Transforming VOC into Sedative Compound Using Diatom-based Aluminosilicate Nadia Tuada A., Rindia Maharani P., Didin Mujahidin., Zeily Nurachman
Biochemistry Division, Faculty of Mathematics and Natural Sciences, Institut Teknologi Bandung
Abstract
Acetaldehyde is often found in cigarette smoke, wood burning, and exhaust gases. As a highly flammable and volatile compound, exposure to acetaldehyde has the risk of causing respiratory irritation and increasing the risk of cancer. Acetaldehyde can be processed into paraldehyde, which is a sedative used by people with epilepsy. Aluminosilicate based on diatom biosilica was able to accelerate the transformation of acetaldehyde into paraldehyde as proven by H-NMR and strengthened by GCMS analysis. Acetaldehyde transformation into paraldehyde was carried out at low temperature (37oC) and stirred at 400 rpm for 24 hours.
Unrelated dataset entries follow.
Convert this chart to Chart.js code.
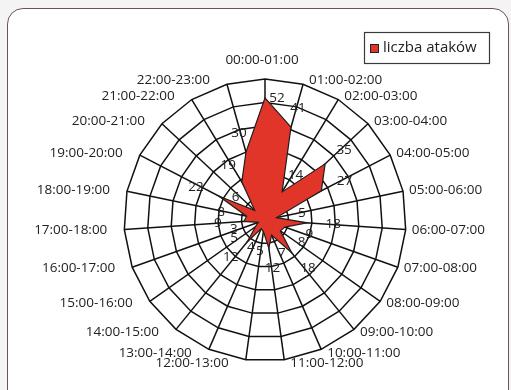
<!DOCTYPE html>
<html>
<head>
<meta charset="utf-8">
<script src="https://cdn.jsdelivr.net/npm/chart.js@4.4.1/dist/chart.umd.min.js"></script>
<style>
  html, body { margin: 0; padding: 0; background: #f4f4f4; }
  #wrap { position: relative; width: 511px; height: 390px; overflow: hidden; }
  #frame {
    position: absolute; left: 7px; top: 8px; width: 500px; height: 400px;
    background: #fff; border: 1.3px solid #6e5450; border-radius: 16px;
  }
  #c { position: absolute; left: 0; top: 0; }
</style>
</head>
<body>
<div id="wrap">
  <div id="frame"></div>
  <canvas id="c" width="511" height="390"></canvas>
</div>
<script>
// Hourly time slots (spokes of the radar)
const hours = [
  '00:00-01:00', '01:00-02:00', '02:00-03:00', '03:00-04:00', '04:00-05:00',
  '05:00-06:00', '06:00-07:00', '07:00-08:00', '08:00-09:00', '09:00-10:00',
  '10:00-11:00', '11:00-12:00', '12:00-13:00', '13:00-14:00', '14:00-15:00',
  '15:00-16:00', '16:00-17:00', '17:00-18:00', '18:00-19:00', '19:00-20:00',
  '20:00-21:00', '21:00-22:00', '22:00-23:00'
];

// Number of attacks in each slot
const attacks = [52, 41, 14, 35, 27, 5, 18, 9, 8, 18, 7, 12, 5, 4, 12, 5, 3, 9, 8, 22, 6, 19, 30];

const seriesName = 'liczba ataków';

// Radial axis range and ring spacing
const axisMin = 0;
const axisMax = 60;
const axisStep = 10;

const FONT = '"Open Sans", "Noto Sans", sans-serif';
const TEXT = '#222';
const LINE = '#111';
const RED = '#e2352a';

// Category labels around the outer ring: beside the spoke end on the
// left and right sides, above it at the top
const spokeLabels = {
  id: 'spokeLabels',
  afterDraw(chart) {
    const scale = chart.scales.r;
    const R = scale.drawingArea;
    const ctx = chart.ctx;
    ctx.save();
    ctx.font = '13.5px ' + FONT;
    ctx.fillStyle = TEXT;
    chart.data.labels.forEach((lab, i) => {
      const end = scale.getPointPosition(i, R);
      const a = end.angle + Math.PI / 2;       // clockwise from 12 o'clock
      const s = Math.sin(a), c = Math.cos(a);
      ctx.textBaseline = 'middle';
      if (Math.abs(s) < 0.05) {
        ctx.textAlign = 'center';
        ctx.fillText(lab, end.x - 3, end.y - 19);
      } else {
        ctx.textAlign = s > 0 ? 'left' : 'right';
        const gap = s > 0 ? 6 : 17;
        ctx.fillText(lab, end.x + (s > 0 ? gap : -gap), end.y - c * 4);
      }
    });
    ctx.restore();
  }
};

// Value next to every vertex: pushed outward along its spoke and
// slightly sideways; values close to the outer ring go to the right
const valueLabels = {
  id: 'valueLabels',
  afterDatasetsDraw(chart) {
    const scale = chart.scales.r;
    const ds = chart.data.datasets[0];
    const ctx = chart.ctx;
    ctx.save();
    ctx.font = '13.5px ' + FONT;
    ctx.fillStyle = TEXT;
    ctx.textAlign = 'center';
    ctx.textBaseline = 'middle';
    ds.data.forEach((v, i) => {
      const d = scale.getDistanceFromCenterForValue(v);
      const q = scale.getPointPosition(i, d);
      const a = q.angle + Math.PI / 2;
      const s = Math.sin(a), c = Math.cos(a);
      let x, y;
      if (d + 20 > scale.drawingArea - 8) {
        x = q.x + 12; y = q.y;
      } else {
        x = q.x + 20 * s + 6 * s;
        y = q.y - 20 * c;
      }
      ctx.fillText(String(v), x, y);
    });
    ctx.restore();
  }
};

// Boxed legend in the upper right corner
const boxLegend = {
  id: 'boxLegend',
  afterDraw(chart) {
    const ctx = chart.ctx;
    const ds = chart.data.datasets[0];
    const x = 364, y = 32, w = 125, h = 31;
    ctx.save();
    ctx.fillStyle = '#fff';
    ctx.fillRect(x, y, w, h);
    ctx.strokeStyle = '#3a3a3a';
    ctx.lineWidth = 1.2;
    ctx.strokeRect(x + 0.5, y + 0.5, w, h);
    ctx.fillStyle = ds.backgroundColor;
    ctx.fillRect(x + 6.5, y + 12.5, 8, 8);
    ctx.strokeStyle = '#222';
    ctx.lineWidth = 1;
    ctx.strokeRect(x + 6.5, y + 12.5, 8, 8);
    ctx.fillStyle = TEXT;
    ctx.font = '15px ' + FONT;
    ctx.textAlign = 'left';
    ctx.textBaseline = 'middle';
    ctx.fillText(ds.label, x + 19, y + 16);
    ctx.restore();
  }
};

new Chart(document.getElementById('c'), {
  type: 'radar',
  data: {
    labels: hours,
    datasets: [{
      label: seriesName,
      data: attacks,
      backgroundColor: RED,
      borderColor: '#1e1e1e',
      borderWidth: 1.2,
      pointRadius: 0,
      pointHoverRadius: 0,
      fill: true
    }]
  },
  options: {
    responsive: false,
    animation: false,
    // square plot area: centre (265, 220), radius 141
    layout: { padding: { top: 79, bottom: 29, left: 124, right: 105 } },
    plugins: {
      legend: { display: false },
      tooltip: { enabled: false }
    },
    scales: {
      r: {
        min: axisMin,
        max: axisMax,
        ticks: { stepSize: axisStep, display: false },
        grid: { color: LINE, lineWidth: 1.5 },
        angleLines: { color: LINE, lineWidth: 1.5 },
        pointLabels: { display: false }
      }
    }
  },
  plugins: [valueLabels, spokeLabels, boxLegend]
});
</script>
</body>
</html>
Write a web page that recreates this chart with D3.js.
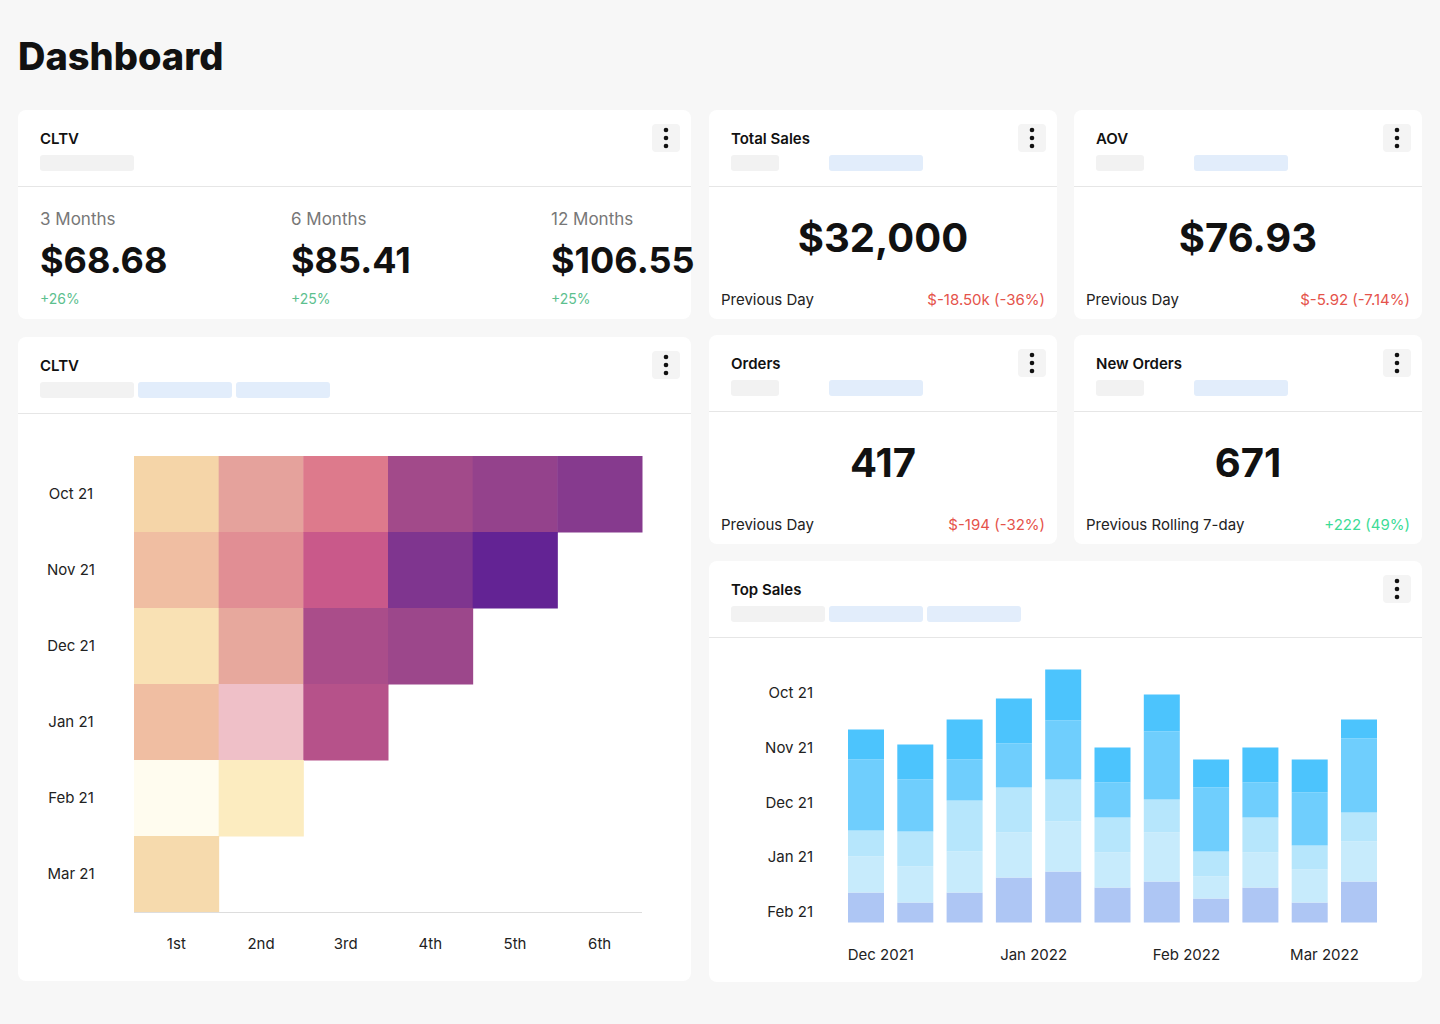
<!DOCTYPE html>
<html><head><meta charset="utf-8">
<script src="https://cdn.jsdelivr.net/npm/d3@7"></script>
<style>body{margin:0;background:#f7f7f7;font-family:Inter,"Noto Sans",sans-serif}</style>
</head><body><svg id="c" width="1440" height="1024"></svg>
<script>
// ---- data ----
const kpiLabels = ["3 Months","6 Months","12 Months"];
const kpiValues = ["$68.68","$85.41","$106.55"];
const kpiChanges = ["+26%","+25%","+25%"];
const heatRows = ["Oct 21","Nov 21","Dec 21","Jan 21","Feb 21","Mar 21"];
const heatCols = ["1st","2nd","3rd","4th","5th","6th"];
const heatValues = [
  [20,40,50,70,75,80],
  [30,45,60,82,90],
  [15,38,68,72],
  [30,35,65],
  [0,10],
  [18]
];
const barRowLabels = ["Oct 21","Nov 21","Dec 21","Jan 21","Feb 21"];
const barMonthTicks = ["2021-12-01","2022-01-01","2022-02-01","2022-03-01"];
const barDates = ["2021-11-28","2021-12-08","2021-12-18","2021-12-28","2022-01-07","2022-01-17","2022-01-27","2022-02-06","2022-02-16","2022-02-26","2022-03-08"];
const seg1 = [30,20,30,45,51,35,41,24,35,20,41];
const seg2 = [36,36,41,45,50,35,49,22,35,33,40];
const seg3 = [26,35,51,45,42,35,33,25,35,24,29];
const seg4 = [71,52,41,44,59,35,68,64,35,53,74];
const seg5 = [30,35,40,45,51,35,37,28,35,33,19];

const svg = d3.select("#c");
svg.append("text").attr("x",18).attr("y",70).attr("font-size",38).attr("font-weight",800).attr("fill","#111").text("Dashboard");

function card(x,y,w,h,title,pills){
  const g = svg.append("g").attr("transform",`translate(${x},${y})`);
  g.append("rect").attr("width",w).attr("height",h).attr("rx",8).attr("fill","#fff");
  g.append("text").attr("x",22).attr("y",34).attr("font-size",15).attr("font-weight",600).attr("fill","#111").text(title);
  pills.forEach((c,i)=>g.append("rect").attr("x",22+i*98).attr("y",45).attr("width",c==="g"&&pills.length<3&&i===0&&w<400?48:94).attr("height",16).attr("rx",3).attr("fill",c==="g"?"#f2f2f2":"#e2edfb"));
  g.append("line").attr("x1",0).attr("x2",w).attr("y1",76.5).attr("y2",76.5).attr("stroke","#e6e6e6");
  g.append("rect").attr("x",w-39).attr("y",14).attr("width",28).attr("height",28).attr("rx",4).attr("fill","#f4f4f4");
  [-8,0,8].forEach(d=>g.append("circle").attr("cx",w-25).attr("cy",28+d).attr("r",2.3).attr("fill","#111"));
  return g;
}
function smallPills(g){ }

// KPI CLTV
const k = card(18,110,673,209,"CLTV",["g"]);
const kx=[22,273,533];
kpiLabels.forEach((l,i)=>{
  k.append("text").attr("x",kx[i]).attr("y",115).attr("font-size",17).attr("fill","#777").text(l);
  k.append("text").attr("x",kx[i]).attr("y",163).attr("font-size",36).attr("font-weight",700).attr("fill","#111").text(kpiValues[i]);
  k.append("text").attr("x",kx[i]).attr("y",194).attr("font-size",14).attr("fill","#5cc08e").text(kpiChanges[i]);
});
function stat(x,y,title,val,lbl,chg,col){
  const g = card(x,y,348,209,title,["g","b"]);
  g.select("rect:nth-of-type(2)");
  g.append("text").attr("x",174).attr("y",142).attr("text-anchor","middle").attr("font-size",40).attr("font-weight",700).attr("fill","#111").text(val);
  g.append("text").attr("x",12).attr("y",195).attr("font-size",15).attr("fill","#222").text(lbl);
  g.append("text").attr("x",336).attr("y",195).attr("text-anchor","end").attr("font-size",15).attr("fill",col).text(chg);
}
stat(709,110,"Total Sales","$32,000","Previous Day","$-18.50k (-36%)","#e5534b");
stat(1074,110,"AOV","$76.93","Previous Day","$-5.92 (-7.14%)","#e5534b");
stat(709,335,"Orders","417","Previous Day","$-194 (-32%)","#e5534b");
stat(1074,335,"New Orders","671","Previous Rolling 7-day","+222 (49%)","#3ddc97");
// fix stat-card pill geometry
svg.selectAll("g").each(function(){});

// Heatmap
const h = card(18,337,673,644,"CLTV",["g","b","b"]);
const hx = d3.scaleBand().domain(heatCols).range([116,624]);
const hy = d3.scaleBand().domain(heatRows).range([119,575]);
const color = d3.scaleLinear().domain([0,10,20,30,40,50,60,70,80,90])
  .range(["#fffcef","#fcecc0","#f5d5a8","#f0bea2","#e5a29c","#dd7a8c","#c9598a","#a24a8a","#863a8e","#632394"]);
const pinkFix = d3.scaleLinear().domain([34,36]).range(["#efc0c8","#efc0c8"]);
heatValues.forEach((row,r)=>row.forEach((v,c)=>{
  h.append("rect").attr("x",hx(heatCols[c])).attr("y",hy(heatRows[r])).attr("width",hx.bandwidth()+0.5).attr("height",hy.bandwidth()+0.5)
   .attr("fill",v===35?pinkFix(v):color(v));
}));
h.append("line").attr("x1",116).attr("x2",624).attr("y1",575.5).attr("y2",575.5).attr("stroke","#ddd");
heatRows.forEach(r=>h.append("text").attr("x",53).attr("y",hy(r)+hy.bandwidth()/2+5).attr("text-anchor","middle").attr("font-size",15).attr("fill","#222").text(r));
heatCols.forEach(c=>h.append("text").attr("x",hx(c)+hx.bandwidth()/2).attr("y",612).attr("text-anchor","middle").attr("font-size",15).attr("fill","#222").text(c));

// Top Sales
const t = card(709,561,713,421,"Top Sales",["g","b","b"]);
const parse = d3.timeParse("%Y-%m-%d");
const bx = d3.scaleTime().domain([parse("2021-11-28"),parse("2022-03-08")]).range([157,650]);
const by = d3.scaleLinear().domain([0,260]).range([361.5,101.5]);
const series=[seg1,seg2,seg3,seg4,seg5];
const cols=["#aec6f4","#c7ebfc","#b6e6fc","#6fcefd","#4cc4fd"];
const rows = barDates.map((d,i)=>{const o={date:parse(d)};series.forEach((s,j)=>o["s"+j]=s[i]);return o;});
const stack = d3.stack().keys(series.map((_,j)=>"s"+j))(rows);
stack.forEach((layer,j)=>layer.forEach(p=>{
  t.append("rect").attr("x",bx(p.data.date)-18).attr("width",36).attr("y",by(p[1])).attr("height",by(p[0])-by(p[1])).attr("fill",cols[j]);
}));
const ly = d3.scalePoint().domain(barRowLabels).range([132,351]);
barRowLabels.forEach(l=>t.append("text").attr("x",104).attr("y",ly(l)+5).attr("text-anchor","end").attr("font-size",15).attr("fill","#222").text(l));
const fmt=d3.timeFormat("%b %Y");
barMonthTicks.forEach(m=>t.append("text").attr("x",bx(parse(m))).attr("y",399).attr("text-anchor","middle").attr("font-size",15).attr("fill","#222").text(fmt(parse(m))));
</script></body></html>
Sample characterization using H-NMR showed new peaks at shifts of 0.55-0.73 ppm (doublet) and 4.2-4.55 ppm (quartet) which were indicated as protons of paraldehyde (-CH3) and (-H). Where the peaks of the precursor compounds were at shifts of 2.12-2.18 ppm (-CH3 acetaldehyde), 2.23 ppm (-CH3 as. acetate), 9.64-9.84 (-H acetaldehyde), and 11, 54 (O-H as. acetate). This observation was confirmed by GCMS analysis which produced 2 sharp peaks and 1 broad peak. The paraldehyde peak was identified at a retention time of 7.654 minutes and resulted in fragments of 43, 45, 87, 89, and 117 m/z. The acetaldehyde peak appears at a retention time of 1.275 minutes while acetic acid appears as a broad peak in the retention time range of 2.245-3.195 minutes.